▶ Written task
Take each line containing the word "this" and copy it.

(Entries with chart source code)
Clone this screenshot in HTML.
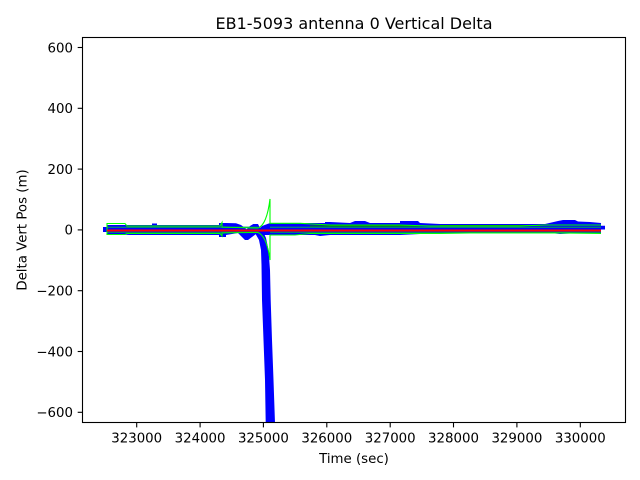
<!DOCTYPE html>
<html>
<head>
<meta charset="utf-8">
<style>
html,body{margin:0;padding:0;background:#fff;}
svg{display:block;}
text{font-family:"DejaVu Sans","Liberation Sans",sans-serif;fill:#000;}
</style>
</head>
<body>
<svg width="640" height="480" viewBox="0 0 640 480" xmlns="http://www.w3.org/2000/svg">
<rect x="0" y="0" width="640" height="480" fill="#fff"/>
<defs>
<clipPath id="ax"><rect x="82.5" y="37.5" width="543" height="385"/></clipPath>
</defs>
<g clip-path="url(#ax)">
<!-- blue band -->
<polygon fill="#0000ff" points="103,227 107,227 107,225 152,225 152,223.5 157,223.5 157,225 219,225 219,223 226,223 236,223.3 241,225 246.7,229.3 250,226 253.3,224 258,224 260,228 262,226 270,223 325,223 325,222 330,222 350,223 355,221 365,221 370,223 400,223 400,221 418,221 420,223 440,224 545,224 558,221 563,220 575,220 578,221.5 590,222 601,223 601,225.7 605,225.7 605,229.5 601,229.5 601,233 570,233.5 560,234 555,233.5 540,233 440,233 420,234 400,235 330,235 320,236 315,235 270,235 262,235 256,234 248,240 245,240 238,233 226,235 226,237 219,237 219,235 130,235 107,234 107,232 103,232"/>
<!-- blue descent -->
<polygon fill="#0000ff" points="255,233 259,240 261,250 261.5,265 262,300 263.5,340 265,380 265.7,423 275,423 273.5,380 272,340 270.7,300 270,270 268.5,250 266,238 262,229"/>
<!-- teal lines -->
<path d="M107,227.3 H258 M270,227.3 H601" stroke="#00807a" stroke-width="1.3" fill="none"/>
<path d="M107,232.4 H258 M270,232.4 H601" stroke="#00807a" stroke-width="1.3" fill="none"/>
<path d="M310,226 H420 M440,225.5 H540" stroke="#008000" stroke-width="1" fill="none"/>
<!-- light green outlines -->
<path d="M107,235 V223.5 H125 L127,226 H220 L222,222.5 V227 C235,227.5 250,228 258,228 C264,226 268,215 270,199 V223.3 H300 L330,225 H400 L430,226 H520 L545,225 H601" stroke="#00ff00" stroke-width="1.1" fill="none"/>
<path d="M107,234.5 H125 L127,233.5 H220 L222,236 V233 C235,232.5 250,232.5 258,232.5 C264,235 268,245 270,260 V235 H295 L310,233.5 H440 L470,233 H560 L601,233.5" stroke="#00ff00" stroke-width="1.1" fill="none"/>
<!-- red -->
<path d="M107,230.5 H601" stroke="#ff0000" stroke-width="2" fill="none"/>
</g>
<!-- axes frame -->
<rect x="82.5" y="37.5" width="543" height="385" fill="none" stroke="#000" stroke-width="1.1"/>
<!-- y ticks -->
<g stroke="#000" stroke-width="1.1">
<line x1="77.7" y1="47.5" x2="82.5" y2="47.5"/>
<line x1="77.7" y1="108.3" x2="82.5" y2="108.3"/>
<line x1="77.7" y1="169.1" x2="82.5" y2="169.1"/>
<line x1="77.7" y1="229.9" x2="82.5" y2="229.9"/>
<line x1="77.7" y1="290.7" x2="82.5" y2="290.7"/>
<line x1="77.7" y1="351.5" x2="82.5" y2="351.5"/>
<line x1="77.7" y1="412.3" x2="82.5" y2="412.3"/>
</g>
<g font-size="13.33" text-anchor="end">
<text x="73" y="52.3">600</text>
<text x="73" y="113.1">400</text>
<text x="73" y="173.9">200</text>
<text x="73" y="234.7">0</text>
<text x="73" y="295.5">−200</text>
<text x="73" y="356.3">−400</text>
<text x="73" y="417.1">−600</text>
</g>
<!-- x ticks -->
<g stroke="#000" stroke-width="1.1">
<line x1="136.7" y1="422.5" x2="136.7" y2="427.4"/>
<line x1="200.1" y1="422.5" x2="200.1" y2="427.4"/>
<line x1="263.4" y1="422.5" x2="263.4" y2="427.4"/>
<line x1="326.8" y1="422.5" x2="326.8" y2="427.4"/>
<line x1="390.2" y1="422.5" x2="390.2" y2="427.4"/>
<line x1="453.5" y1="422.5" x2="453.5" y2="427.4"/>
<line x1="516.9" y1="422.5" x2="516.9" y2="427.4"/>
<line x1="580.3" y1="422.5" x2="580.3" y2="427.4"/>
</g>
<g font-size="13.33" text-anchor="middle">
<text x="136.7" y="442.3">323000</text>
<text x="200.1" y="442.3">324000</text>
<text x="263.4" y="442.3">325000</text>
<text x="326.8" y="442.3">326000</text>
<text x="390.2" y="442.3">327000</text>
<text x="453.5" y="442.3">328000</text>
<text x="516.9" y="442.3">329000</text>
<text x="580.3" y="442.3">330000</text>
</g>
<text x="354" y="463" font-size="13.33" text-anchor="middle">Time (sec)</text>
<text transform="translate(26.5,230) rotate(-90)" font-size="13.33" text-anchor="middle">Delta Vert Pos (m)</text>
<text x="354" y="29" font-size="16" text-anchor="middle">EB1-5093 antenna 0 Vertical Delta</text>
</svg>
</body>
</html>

...

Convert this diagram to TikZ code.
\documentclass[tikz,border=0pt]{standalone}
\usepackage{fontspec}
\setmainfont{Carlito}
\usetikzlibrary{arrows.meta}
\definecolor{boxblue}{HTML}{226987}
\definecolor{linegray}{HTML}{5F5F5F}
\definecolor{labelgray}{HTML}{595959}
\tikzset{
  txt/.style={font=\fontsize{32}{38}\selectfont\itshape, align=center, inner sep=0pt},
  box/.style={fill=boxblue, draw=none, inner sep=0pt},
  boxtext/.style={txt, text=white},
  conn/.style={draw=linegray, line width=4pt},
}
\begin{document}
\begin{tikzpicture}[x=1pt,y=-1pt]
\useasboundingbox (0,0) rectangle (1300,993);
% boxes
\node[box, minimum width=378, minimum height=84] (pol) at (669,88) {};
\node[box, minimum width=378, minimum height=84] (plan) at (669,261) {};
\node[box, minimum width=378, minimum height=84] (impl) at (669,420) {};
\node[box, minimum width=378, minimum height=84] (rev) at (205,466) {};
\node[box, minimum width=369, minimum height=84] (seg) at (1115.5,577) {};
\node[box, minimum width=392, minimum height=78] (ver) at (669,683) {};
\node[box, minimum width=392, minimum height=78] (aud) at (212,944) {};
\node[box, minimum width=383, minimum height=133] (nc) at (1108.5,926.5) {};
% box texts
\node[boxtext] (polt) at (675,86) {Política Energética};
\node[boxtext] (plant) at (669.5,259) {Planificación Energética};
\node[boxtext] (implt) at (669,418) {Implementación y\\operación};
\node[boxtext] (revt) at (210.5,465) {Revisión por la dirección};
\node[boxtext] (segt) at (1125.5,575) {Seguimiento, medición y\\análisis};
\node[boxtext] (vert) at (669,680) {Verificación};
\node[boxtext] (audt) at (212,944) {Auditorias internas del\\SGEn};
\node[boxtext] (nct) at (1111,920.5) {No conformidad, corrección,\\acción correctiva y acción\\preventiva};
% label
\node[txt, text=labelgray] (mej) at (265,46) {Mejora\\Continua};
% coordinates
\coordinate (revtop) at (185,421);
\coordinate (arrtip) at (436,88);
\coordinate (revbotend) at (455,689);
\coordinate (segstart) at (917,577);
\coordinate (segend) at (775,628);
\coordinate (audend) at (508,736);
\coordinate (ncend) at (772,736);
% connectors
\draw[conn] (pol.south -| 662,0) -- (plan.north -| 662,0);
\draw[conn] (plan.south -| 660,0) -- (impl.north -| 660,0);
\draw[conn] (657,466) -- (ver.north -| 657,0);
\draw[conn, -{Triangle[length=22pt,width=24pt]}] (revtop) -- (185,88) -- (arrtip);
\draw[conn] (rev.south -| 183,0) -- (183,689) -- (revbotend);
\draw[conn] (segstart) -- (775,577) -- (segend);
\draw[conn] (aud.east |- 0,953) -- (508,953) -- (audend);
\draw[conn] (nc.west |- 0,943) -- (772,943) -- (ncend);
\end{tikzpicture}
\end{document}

▶ In response
Clone this screenshot in HTML.
Convert this diagram to TikZ code.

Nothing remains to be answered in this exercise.